Finalizando essa rica e impagável entrevista, quando perguntado sobre o protagonismo das pessoas idosas, ele foi enfático: “Em primeiro lugar, saia do aposento. Essa palavra infeliz, com que traduziu uma ideia de você ter uma renda regular no fim de sua vida, se traduziu para português num aposento, como naquelas casas antigas, lá do interior de Minas, e puseram o velho no aposento. Saia do aposento, meu caro! Vá para o centro da casa. Vá para a sala de visita. Vá prá rua. Procure se organizar. Procure estar ativo, contribuindo. Há muita coisa prá fazer. Faça um trabalho que seja voluntariado. Com tanta necessidade que a gente tem. Seja um protagonista. O que você faz individualmente, procure fazer para a sociedade como um todo. Nós não temos um sindicato dos idosos. Mas nós temos conselhos dos idosos. Por enquanto, pelo mesmo, nós temos conselhos ativos dentro da maioria dos municípios e dos Estados. O nacional já não conta, porque sob intervenção. Existe agora apenas um ministério que tudo manda. Eles próprios desenvolvem as políticas, eles próprios monitoram. É isso que a gente tem que fazer. Nós idosos vamos monitorar e não dar a outros o privilégio.” No encerramento da entrevista, em suas considerações finais, Dr. Alexandre Kalache, assim se posicionou: “Pensem bem. Envelhecer é bom, morrer cedo é que não presta. Vamos aproveitar esses anos extras de vida, mas vamos exigir que eles sejam, realmente, de qualidade”.
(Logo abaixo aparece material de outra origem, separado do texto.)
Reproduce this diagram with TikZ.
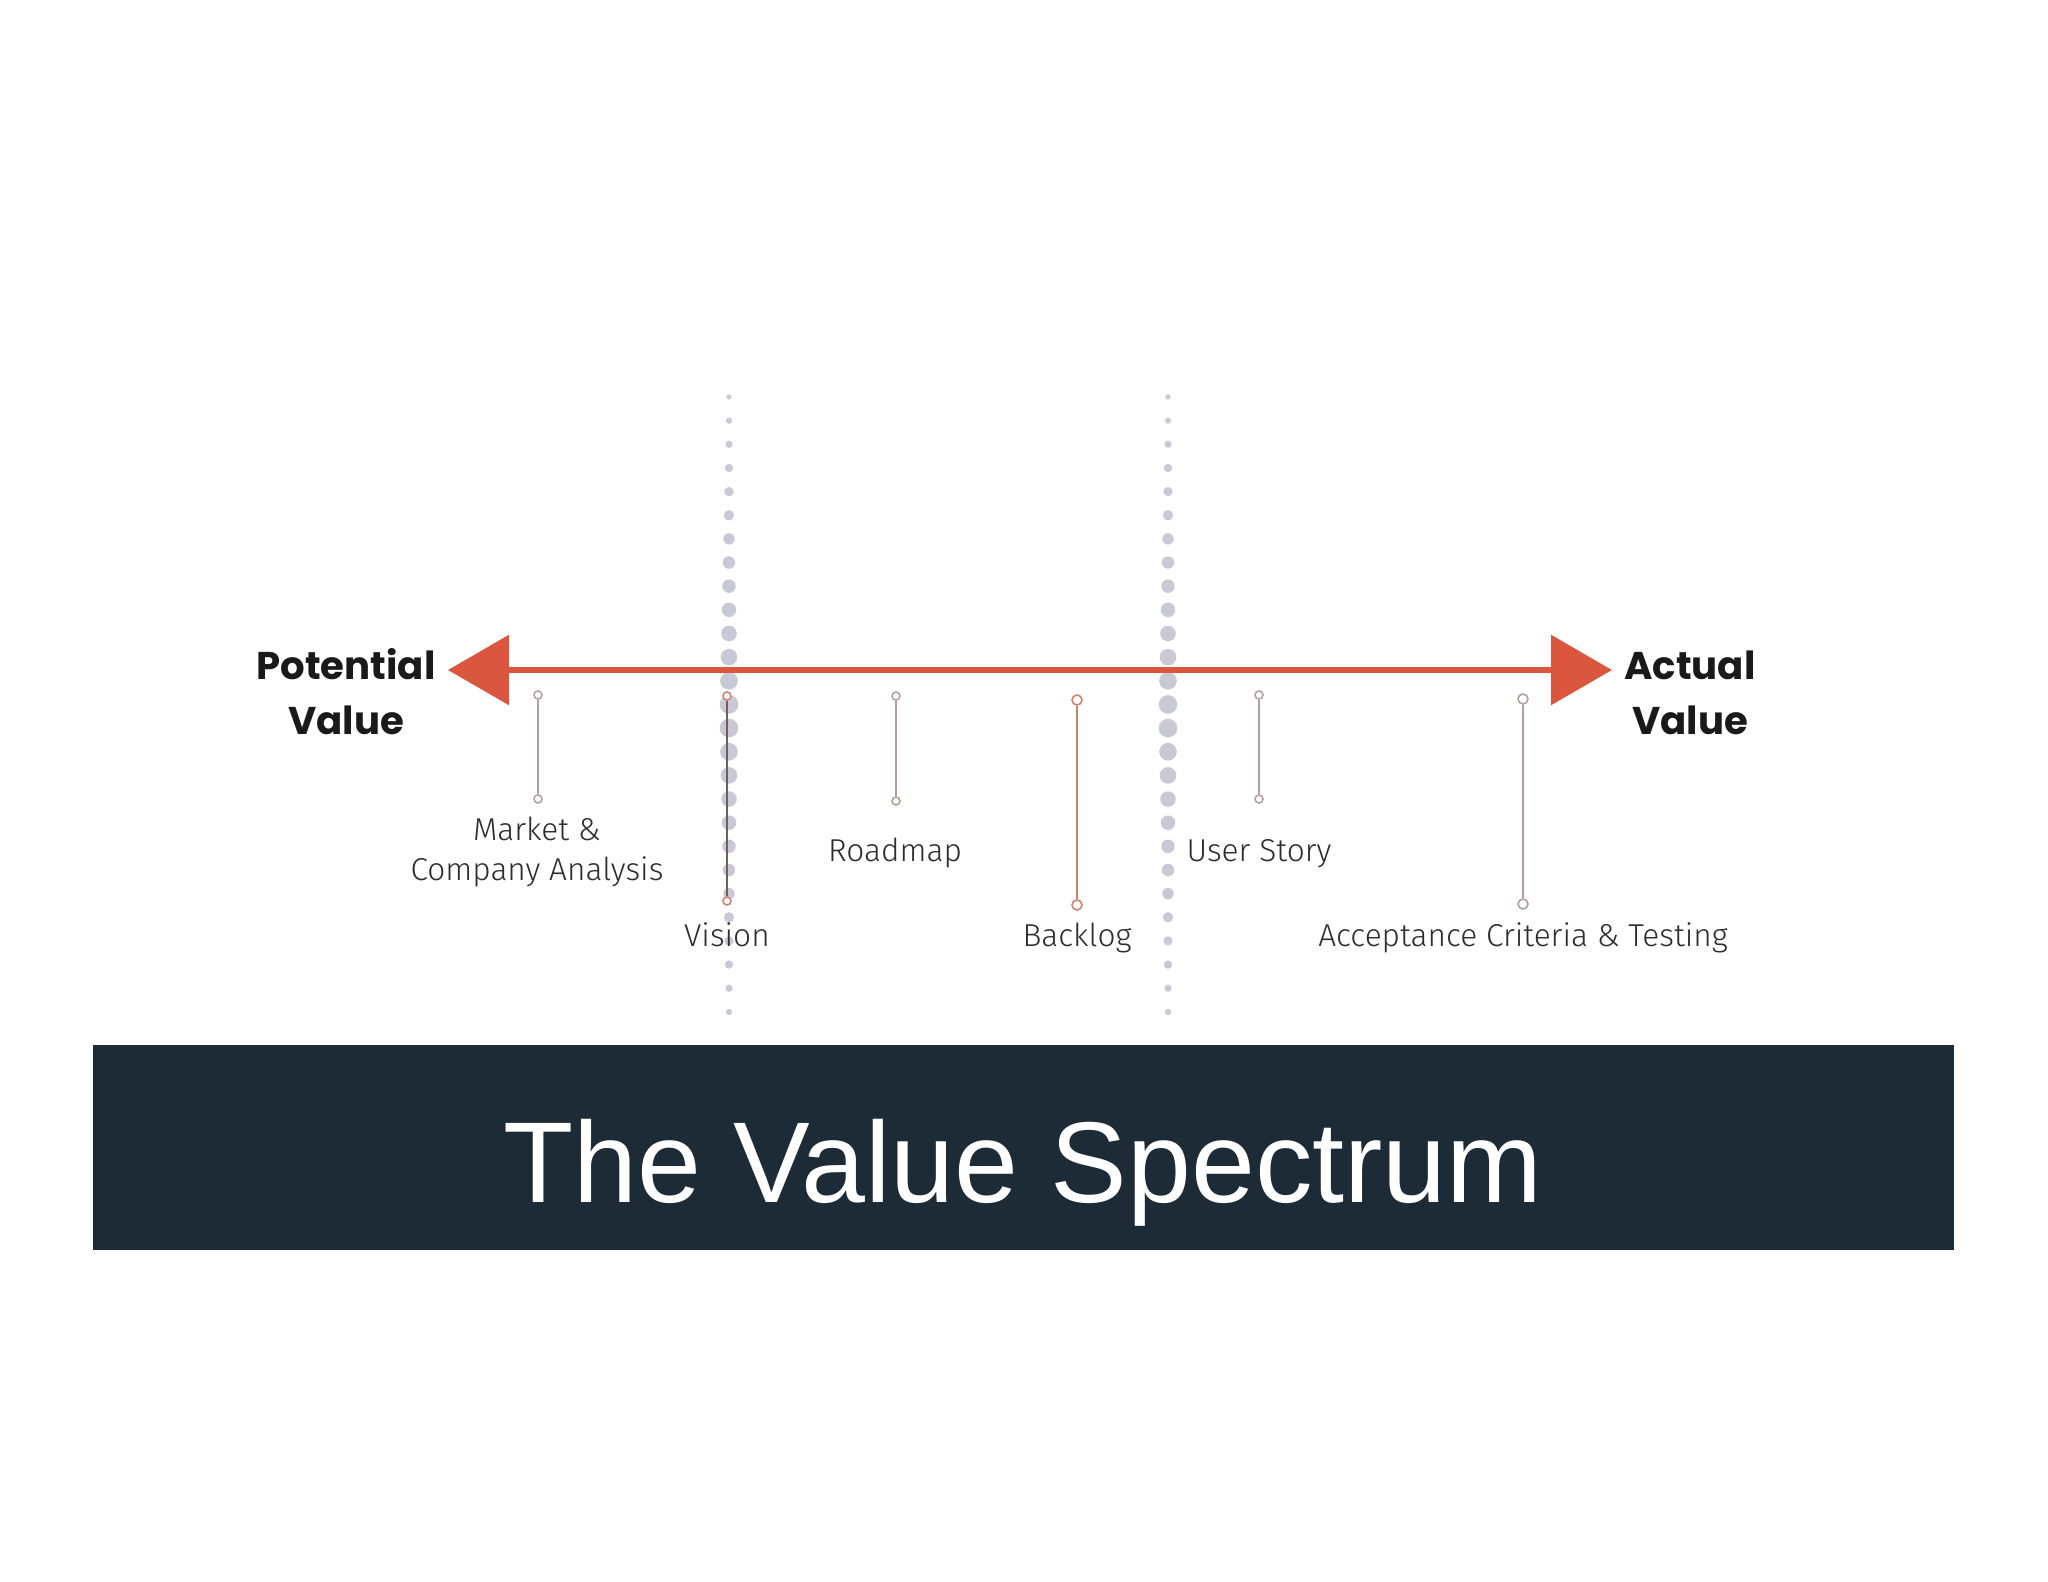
\documentclass[tikz,border=0pt]{standalone}
\usepackage{fontspec}
\setmainfont{Liberation Sans}
\newfontfamily\headfont{Poppins}
\newfontfamily\lblfont{Fira Sans Light}
\usetikzlibrary{positioning,arrows.meta}

\definecolor{arrowred}{RGB}{219,86,63}
\definecolor{dotgrey}{RGB}{200,201,213}
\definecolor{stemgrey}{RGB}{178,160,156}
\definecolor{stemred}{RGB}{212,128,112}
\definecolor{visionink}{RGB}{115,92,92}
\definecolor{bannerblue}{RGB}{28,43,54}
\definecolor{headink}{RGB}{26,26,26}
\definecolor{labelink}{RGB}{45,45,45}

\begin{document}
\begin{tikzpicture}[semithick,
    heading/.style={font=\headfont\bfseries\fontsize{11}{15.6}\selectfont,
      text=headink, align=center, inner sep=0pt},
    stage/.style={font=\lblfont\fontsize{9}{11.4}\selectfont,
      text=labelink, align=center, inner sep=0pt},
    knob/.style={circle, draw=#1, fill=white, inner sep=0pt,
      minimum size=0.08cm, line width=0.45pt},
    knob/.default=stemgrey,
    stem/.style={line width=0.6pt, draw=#1},
    stem/.default=stemgrey,
    spectrum/.style={line width=0.06cm, draw=arrowred,
      {Triangle[length=0.61cm,width=0.69cm,fill=arrowred]}-{Triangle[length=0.61cm,width=0.69cm,fill=arrowred]}},
    banner/.style={rectangle, fill=bannerblue, inner sep=0pt,
      minimum width=18.61cm, minimum height=2.05cm},
    title/.style={font=\fontsize{32.7}{38}\selectfont, text=white, inner sep=0pt}
    ]
    \useasboundingbox[fill=white] (0,0) rectangle (20.48,-15.82);

    % dotted dividers
    \foreach \xc in {7.29,11.68}{
      \foreach \i in {0,...,26}{
        \pgfmathsetmacro\rad{(9.6-7*abs(\i-13.5)/13.5)*0.01}
        \fill[dotgrey] (\xc,{-3.97-0.2365*\i}) circle[radius=\rad];
      }
    }

    % spectrum arrow
    \node[heading] (potential) at (3.46,-6.92) {Potential\\Value};
    \node[heading] (actual) at (16.90,-6.93) {Actual\\Value};
    \coordinate (tipL) at (4.48,-6.70);
    \coordinate (tipR) at (16.12,-6.70);
    \draw[spectrum] (tipL) -- (tipR);

    % stages
    \node[knob] (mktT) at (5.38,-6.95) {};
    \node[knob] (mktB) at (5.38,-7.99) {};
    \draw[stem] (mktT) -- (mktB);
    \node[stage] (mkt) at (5.37,-8.52) {Market \&\\Company Analysis};

    \node[knob=stemred] (visT) at (7.27,-6.96) {};
    \node[knob=stemred] (visB) at (7.27,-9.01) {};
    \draw[stem=visionink] (visT) -- (visB);
    \node[stage, anchor=base] (vision) at (7.27,-9.46) {Vision};

    \node[knob] (rdmT) at (8.96,-6.96) {};
    \node[knob] (rdmB) at (8.96,-8.01) {};
    \draw[stem] (rdmT) -- (rdmB);
    \node[stage, anchor=base] (roadmap) at (8.95,-8.61) {Roadmap};

    \node[knob=stemred, minimum size=0.1cm] (bklT) at (10.77,-7.00) {};
    \node[knob=stemred, minimum size=0.1cm] (bklB) at (10.77,-9.05) {};
    \draw[stem=stemred] (bklT) -- (bklB);
    \node[stage, anchor=base] (backlog) at (10.77,-9.46) {Backlog};

    \node[knob] (usrT) at (12.59,-6.95) {};
    \node[knob] (usrB) at (12.59,-7.99) {};
    \draw[stem] (usrT) -- (usrB);
    \node[stage, anchor=base] (story) at (12.59,-8.61) {User Story};

    \node[knob, minimum size=0.1cm] (accT) at (15.23,-6.99) {};
    \node[knob, minimum size=0.1cm] (accB) at (15.23,-9.04) {};
    \draw[stem] (accT) -- (accB);
    \node[stage, anchor=base] (accept) at (15.23,-9.47) {Acceptance Criteria \& Testing};

    % title band
    \node[banner] (band) at (10.235,-11.475) {};
    \node[title, anchor=base] (heading) at (10.23,-12.02) {The Value Spectrum};
\end{tikzpicture}
\end{document}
Caros leitores e leitoras, foi uma bela conversa com uma pessoa, um profissional, altamente capacitado e que, no cafezinho, no intervalo de uma mesa de trabalho e outra, me concedeu essa histórica entrevista. Foi mesmo o ponto alto de minha participação no congresso. Primeiro, tomei consciência de que, eu não sabia que tinha tanta coragem, ou “cara de pau”, para me arriscar na busca desse meu desejo. Entrevistar o Dr. Kalache. Segundo, a partir daí, posso acreditar que eu posso. Nós podemos. Como bem nos ensinou o negro ex-presidente do EUA, Barack Obama. Fiquei feliz também em participar e ver a atuação sempre brilhante do professor e médico geriatra Dr. Giancarlo Lucchetti, da nossa UFJF, na roda de conversa intitulada “O idoso e o sentimento de solidão em um mundo veloz e em transformação”. Registro também que a participação coletiva em eventos dessa natureza, através de conferências, mesas redondas, rodas de conversas fortalecem a gente e também o trabalho que a gente desenvolve na nossa cidade. Certamente, tivemos, em Belo Horizonte, a representação de vários municípios mineiros, o que evidencia que o trabalho social e público com as pessoas idosas está ganhando cada vez mais a entrada de várias instituições, empresas e profissionais na busca de respostas para um envelhecimento ativo, saudável e cidadão. Até o próximo congresso!